Anxious South Africans queued through the night for the chance to say a final farewell Friday to Nelson Mandela before his body is moved to his rural, boyhood home for burial.

Friday was the last opportunity to view the open-top casket with the body of South Africa’s first black president, lying in state in the grounds of the palatial Union Buildings — the seat of government in Pretoria.

The response to the three-days of public viewing has been overwhelming, and two hours after people began filing past the coffin Friday, the government warned that the backlog was already too large to be accommodated.

Many had camped out overnight to ensure an early spot and, as of 7:30am (0530 GMT), 50,000 were already standing in line waiting for buses to take them to the viewing venue.

“We urge people to please NOT make their way to the park and ride facilities,” the government information service said in a written statement.

Nosiswe Maduna and her 14-year-old daughter were among thousands turned away Thursday after travelling 220 kilometres from Senekal in Free State Province and lining up for hours under a hot sun.

“It was my daughter who said we should sleep here and try again, because she didn’t want to go back without seeing him,” Maduna said.

They spent the night in the open at a petrol station and began queing at 3:00am so as not to be disappointed again.

Mandela’s body is scheduled to be taken to Waterkloof air force base early Saturday morning, for the two hour flight to his boyhood home of Qunu.

On Sunday, some 5,000 people, including foreign dignitaries and senior political figures, are expected to participate in a formal, two-hour ceremony beginning at 8:00am (06000 GMT).

But the actual burial will be a strictly private affair, barred to both the general public and the media, government spokeswoman Phumla Williams told AFP.

“The family has indicated they want to make the burial a family matter,” Williams said.

“They don’t want it to be televised.

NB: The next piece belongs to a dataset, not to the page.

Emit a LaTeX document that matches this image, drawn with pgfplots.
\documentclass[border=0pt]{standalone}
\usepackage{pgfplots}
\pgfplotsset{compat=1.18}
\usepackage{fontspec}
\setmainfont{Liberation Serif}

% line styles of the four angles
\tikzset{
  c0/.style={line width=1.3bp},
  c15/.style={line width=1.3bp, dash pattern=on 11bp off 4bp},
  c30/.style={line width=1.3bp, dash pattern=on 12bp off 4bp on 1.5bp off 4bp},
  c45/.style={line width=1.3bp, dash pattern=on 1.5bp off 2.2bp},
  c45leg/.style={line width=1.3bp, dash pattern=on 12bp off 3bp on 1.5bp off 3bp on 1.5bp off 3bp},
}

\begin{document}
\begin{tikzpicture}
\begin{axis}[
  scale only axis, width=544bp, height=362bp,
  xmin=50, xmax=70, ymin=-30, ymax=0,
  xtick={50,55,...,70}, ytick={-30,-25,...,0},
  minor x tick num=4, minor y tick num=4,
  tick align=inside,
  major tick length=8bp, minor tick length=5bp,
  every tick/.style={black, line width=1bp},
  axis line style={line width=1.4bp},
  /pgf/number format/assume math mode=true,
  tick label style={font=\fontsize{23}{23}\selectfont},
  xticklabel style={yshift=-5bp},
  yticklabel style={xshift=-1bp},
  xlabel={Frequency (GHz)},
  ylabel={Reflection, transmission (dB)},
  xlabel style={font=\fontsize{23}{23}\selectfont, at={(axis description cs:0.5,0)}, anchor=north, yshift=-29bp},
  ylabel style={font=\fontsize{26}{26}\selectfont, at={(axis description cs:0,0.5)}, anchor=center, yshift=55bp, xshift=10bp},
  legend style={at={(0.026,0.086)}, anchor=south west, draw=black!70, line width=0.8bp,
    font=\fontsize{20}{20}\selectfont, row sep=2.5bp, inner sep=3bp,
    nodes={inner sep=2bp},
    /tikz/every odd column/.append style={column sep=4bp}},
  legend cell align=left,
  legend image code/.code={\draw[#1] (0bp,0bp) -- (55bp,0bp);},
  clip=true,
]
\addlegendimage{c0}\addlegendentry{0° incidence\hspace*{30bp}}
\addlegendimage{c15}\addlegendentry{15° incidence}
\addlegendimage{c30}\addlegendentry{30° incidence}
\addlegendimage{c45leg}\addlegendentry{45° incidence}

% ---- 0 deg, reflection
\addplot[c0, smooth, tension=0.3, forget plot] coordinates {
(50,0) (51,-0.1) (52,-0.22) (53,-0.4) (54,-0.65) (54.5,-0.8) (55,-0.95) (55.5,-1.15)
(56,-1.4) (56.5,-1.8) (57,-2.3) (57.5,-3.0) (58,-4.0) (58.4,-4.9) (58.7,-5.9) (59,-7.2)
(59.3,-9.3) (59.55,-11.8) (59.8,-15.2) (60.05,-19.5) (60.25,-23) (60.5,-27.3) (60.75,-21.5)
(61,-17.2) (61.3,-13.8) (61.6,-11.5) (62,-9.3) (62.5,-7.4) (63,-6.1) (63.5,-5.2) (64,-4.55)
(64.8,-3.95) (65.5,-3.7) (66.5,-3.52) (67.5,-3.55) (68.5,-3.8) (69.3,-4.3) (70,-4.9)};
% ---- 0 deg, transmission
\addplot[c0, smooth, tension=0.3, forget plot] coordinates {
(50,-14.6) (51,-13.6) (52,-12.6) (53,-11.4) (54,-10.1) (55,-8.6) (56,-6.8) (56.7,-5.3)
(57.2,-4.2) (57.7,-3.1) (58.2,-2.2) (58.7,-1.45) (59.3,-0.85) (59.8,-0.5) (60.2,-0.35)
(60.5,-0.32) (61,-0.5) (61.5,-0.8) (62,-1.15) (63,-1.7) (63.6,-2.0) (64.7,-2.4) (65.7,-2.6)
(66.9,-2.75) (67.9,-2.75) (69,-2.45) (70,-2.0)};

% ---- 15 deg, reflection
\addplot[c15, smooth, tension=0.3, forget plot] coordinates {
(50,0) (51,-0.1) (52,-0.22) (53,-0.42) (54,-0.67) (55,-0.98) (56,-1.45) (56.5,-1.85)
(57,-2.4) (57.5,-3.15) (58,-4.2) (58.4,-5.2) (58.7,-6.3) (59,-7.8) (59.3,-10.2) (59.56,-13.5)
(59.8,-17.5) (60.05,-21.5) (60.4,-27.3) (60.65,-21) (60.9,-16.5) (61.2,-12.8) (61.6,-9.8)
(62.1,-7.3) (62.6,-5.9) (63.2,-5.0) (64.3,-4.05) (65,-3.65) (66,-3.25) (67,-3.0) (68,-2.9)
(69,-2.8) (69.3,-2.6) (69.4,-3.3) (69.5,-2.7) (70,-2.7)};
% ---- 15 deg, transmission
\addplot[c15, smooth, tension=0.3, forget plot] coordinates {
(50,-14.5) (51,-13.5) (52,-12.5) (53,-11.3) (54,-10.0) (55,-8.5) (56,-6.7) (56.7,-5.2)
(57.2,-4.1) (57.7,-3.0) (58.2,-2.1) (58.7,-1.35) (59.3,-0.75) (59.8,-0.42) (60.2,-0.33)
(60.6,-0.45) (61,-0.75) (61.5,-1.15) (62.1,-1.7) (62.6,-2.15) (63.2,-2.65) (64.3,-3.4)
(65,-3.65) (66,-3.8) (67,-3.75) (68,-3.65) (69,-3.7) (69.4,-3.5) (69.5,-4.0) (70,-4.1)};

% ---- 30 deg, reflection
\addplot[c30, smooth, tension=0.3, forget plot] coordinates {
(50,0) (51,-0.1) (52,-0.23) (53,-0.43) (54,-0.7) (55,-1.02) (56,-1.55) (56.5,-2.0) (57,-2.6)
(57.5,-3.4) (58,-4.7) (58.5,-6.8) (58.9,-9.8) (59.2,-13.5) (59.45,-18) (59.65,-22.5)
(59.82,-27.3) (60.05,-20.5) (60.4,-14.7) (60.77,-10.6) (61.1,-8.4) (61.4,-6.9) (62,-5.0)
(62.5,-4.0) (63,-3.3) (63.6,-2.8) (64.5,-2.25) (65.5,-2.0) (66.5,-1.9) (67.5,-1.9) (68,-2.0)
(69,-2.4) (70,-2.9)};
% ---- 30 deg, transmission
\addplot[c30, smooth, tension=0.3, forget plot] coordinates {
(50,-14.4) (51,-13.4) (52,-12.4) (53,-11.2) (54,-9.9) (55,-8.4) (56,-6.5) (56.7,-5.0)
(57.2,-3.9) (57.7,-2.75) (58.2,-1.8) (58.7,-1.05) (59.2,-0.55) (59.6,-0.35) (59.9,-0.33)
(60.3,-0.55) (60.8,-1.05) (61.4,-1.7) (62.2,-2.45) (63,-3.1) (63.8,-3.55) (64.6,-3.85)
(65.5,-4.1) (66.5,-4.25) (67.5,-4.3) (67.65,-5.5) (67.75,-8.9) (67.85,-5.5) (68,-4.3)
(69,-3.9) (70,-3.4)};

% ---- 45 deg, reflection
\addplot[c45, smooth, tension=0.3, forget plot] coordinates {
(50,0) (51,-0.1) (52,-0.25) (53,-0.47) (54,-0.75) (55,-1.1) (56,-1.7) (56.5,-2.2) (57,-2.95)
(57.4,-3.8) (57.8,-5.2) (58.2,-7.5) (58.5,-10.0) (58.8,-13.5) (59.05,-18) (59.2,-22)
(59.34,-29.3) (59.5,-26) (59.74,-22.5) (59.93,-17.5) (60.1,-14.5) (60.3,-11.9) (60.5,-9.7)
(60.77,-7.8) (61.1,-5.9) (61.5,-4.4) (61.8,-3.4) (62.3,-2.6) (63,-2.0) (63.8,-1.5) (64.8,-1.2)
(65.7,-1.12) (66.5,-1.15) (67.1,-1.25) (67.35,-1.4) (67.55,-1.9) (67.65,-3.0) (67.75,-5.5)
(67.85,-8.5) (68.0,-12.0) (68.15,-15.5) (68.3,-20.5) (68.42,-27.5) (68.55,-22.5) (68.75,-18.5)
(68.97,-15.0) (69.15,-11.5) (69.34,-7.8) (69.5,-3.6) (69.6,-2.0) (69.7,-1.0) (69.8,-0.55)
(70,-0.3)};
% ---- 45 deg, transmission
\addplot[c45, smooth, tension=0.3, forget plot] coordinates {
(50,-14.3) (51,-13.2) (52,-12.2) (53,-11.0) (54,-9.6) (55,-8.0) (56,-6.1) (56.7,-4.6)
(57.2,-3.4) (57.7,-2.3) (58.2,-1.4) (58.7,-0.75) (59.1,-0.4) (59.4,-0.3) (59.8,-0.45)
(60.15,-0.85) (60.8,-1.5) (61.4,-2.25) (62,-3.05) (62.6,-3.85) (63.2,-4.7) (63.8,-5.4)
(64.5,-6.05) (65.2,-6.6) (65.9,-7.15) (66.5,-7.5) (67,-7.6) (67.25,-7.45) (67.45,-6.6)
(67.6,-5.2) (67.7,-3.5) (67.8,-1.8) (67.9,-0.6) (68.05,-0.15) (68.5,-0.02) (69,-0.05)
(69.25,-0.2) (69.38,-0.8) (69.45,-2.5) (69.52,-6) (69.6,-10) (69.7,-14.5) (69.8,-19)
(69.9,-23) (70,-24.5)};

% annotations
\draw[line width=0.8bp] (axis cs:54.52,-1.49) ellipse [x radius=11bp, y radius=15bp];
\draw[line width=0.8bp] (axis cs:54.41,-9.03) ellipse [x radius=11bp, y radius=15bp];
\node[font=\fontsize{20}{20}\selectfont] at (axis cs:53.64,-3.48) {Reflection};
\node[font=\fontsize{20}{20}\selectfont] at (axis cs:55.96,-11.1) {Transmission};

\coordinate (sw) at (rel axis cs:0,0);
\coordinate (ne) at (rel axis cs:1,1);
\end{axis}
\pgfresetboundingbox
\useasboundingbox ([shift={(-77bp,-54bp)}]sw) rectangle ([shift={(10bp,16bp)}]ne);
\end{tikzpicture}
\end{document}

They dont want people to see when the body is taken down,” she added.

Around 3,000 members of the media have already descended on Qunu where a special stage and marquee have been erected for the invited guests.

The funeral will be held according to traditional Xhosa rites overseen by male members of Mandela’s clan.

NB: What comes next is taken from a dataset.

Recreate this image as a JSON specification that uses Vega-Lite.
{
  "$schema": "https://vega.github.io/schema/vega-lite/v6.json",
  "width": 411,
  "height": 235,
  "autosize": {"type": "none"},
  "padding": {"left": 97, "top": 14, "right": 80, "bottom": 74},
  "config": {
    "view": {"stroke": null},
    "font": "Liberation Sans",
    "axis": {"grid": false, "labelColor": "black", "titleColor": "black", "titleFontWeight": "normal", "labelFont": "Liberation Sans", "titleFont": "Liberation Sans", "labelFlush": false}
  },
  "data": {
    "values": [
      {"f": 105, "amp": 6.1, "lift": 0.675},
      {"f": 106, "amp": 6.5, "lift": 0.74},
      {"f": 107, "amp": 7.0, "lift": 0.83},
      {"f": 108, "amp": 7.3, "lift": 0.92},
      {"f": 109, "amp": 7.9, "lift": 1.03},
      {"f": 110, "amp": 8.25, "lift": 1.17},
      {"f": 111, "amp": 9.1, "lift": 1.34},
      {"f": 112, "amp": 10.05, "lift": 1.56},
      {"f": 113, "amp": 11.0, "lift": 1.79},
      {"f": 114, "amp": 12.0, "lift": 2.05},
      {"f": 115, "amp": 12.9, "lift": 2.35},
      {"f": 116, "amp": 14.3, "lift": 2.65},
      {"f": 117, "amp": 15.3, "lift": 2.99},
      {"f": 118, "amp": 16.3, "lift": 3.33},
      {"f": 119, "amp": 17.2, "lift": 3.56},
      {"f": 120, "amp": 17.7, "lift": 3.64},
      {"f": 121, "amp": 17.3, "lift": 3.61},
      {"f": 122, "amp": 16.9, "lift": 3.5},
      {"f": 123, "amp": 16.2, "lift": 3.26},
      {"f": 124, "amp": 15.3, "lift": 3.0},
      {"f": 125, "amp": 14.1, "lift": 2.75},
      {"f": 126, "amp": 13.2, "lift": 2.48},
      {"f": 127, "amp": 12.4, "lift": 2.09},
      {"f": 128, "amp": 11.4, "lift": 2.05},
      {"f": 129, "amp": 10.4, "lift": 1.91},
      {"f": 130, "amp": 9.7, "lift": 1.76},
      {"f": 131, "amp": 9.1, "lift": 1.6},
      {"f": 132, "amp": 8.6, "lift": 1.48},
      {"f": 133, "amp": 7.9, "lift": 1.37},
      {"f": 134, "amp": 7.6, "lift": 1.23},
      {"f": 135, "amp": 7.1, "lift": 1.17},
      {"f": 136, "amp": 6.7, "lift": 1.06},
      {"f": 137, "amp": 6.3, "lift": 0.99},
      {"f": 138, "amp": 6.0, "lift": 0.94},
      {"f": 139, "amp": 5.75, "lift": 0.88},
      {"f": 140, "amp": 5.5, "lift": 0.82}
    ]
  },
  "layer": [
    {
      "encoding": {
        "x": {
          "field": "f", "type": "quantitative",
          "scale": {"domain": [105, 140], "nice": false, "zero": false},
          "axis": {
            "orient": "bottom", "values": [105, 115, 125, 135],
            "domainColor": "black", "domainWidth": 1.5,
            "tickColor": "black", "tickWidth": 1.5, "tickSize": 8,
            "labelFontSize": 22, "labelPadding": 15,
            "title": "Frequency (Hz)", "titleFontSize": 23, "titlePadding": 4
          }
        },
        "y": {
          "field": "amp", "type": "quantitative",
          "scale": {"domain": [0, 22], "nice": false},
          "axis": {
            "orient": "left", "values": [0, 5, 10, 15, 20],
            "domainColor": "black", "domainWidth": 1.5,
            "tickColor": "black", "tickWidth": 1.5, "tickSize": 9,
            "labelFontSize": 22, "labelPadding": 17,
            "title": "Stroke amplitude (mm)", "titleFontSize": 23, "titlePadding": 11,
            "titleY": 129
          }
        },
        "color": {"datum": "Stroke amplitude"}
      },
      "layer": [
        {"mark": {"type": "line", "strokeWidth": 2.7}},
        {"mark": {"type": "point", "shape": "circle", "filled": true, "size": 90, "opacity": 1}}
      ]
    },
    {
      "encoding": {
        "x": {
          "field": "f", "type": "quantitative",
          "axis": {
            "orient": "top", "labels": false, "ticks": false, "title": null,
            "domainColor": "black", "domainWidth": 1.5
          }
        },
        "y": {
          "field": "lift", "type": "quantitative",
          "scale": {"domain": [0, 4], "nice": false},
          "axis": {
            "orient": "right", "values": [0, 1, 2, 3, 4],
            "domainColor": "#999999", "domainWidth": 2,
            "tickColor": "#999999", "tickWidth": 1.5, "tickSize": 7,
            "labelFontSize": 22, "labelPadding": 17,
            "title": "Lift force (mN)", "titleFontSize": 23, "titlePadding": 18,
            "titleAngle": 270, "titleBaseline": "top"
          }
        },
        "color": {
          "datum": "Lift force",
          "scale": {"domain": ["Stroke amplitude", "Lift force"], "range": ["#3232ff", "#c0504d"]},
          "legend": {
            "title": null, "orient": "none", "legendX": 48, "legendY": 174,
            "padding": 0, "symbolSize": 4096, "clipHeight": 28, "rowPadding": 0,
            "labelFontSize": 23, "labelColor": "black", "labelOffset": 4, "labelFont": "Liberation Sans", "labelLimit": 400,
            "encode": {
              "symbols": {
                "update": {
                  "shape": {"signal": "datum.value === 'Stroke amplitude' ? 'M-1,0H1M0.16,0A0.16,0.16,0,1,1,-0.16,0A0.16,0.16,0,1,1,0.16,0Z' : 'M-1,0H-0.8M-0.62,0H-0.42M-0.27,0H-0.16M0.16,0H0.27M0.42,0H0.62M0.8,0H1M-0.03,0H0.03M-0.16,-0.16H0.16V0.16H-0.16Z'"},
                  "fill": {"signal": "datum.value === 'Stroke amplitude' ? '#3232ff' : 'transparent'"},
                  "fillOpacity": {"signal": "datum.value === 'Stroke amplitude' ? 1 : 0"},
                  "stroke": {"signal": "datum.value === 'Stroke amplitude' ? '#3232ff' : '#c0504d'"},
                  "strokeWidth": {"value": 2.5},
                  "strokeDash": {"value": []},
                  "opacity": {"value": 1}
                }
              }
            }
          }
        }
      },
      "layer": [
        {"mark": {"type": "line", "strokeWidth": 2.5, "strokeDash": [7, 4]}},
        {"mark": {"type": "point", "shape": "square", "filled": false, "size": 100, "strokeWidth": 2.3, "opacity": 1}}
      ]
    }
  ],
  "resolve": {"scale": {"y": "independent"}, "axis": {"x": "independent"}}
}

The slaughtering of an animal — a ritual performed through various milestones of a person’s life — will form a crucial part of the event.

“A funeral is an intricate ceremony that involves communicating with the ancestors and allowing the spirit of the departed person to rest,” said Chief Jonginyaniso Mtirara of the Thembu clan that Mandela hails from.

“The spilling of animal blood is a very important part of the burial process,” he said.

During the ceremony, South Africa’s first black president will be referred to as Dalibhunga — the name given to him at the age of 16 after undergoing the initiation to adulthood.

Although Mandela never publicly declared his religious denomination, his family comes from a Methodist background.

‘No one thought of us’

While Qunu residents are expected to benefit from the status that will be attached to their village as Mandela’s final resting place, some are upset they will not be given a chance to view the body before burial.

“No one thought of us,” said Nomakula Mfikeleli, 61, who like many others in the village could not afford the time or money to travel to Pretoria for the lying in state.

“We would have loved to be given a chance to bid him farewell…. like we have seen others doing on television,” Mfikeleli said.

Mandela always spoke nostalgically of what he remembered as an idyllic early childhood in the rolling hills around Qunu.

“From these days I date my love of the veld (grassland), of open spaces, the simple beauties of nature, the clean lines of the horizon,” Mandela wrote in his memoir “Long Walk to Freedom”.

He will be buried in the family estate he built there following his release from prison in 1990.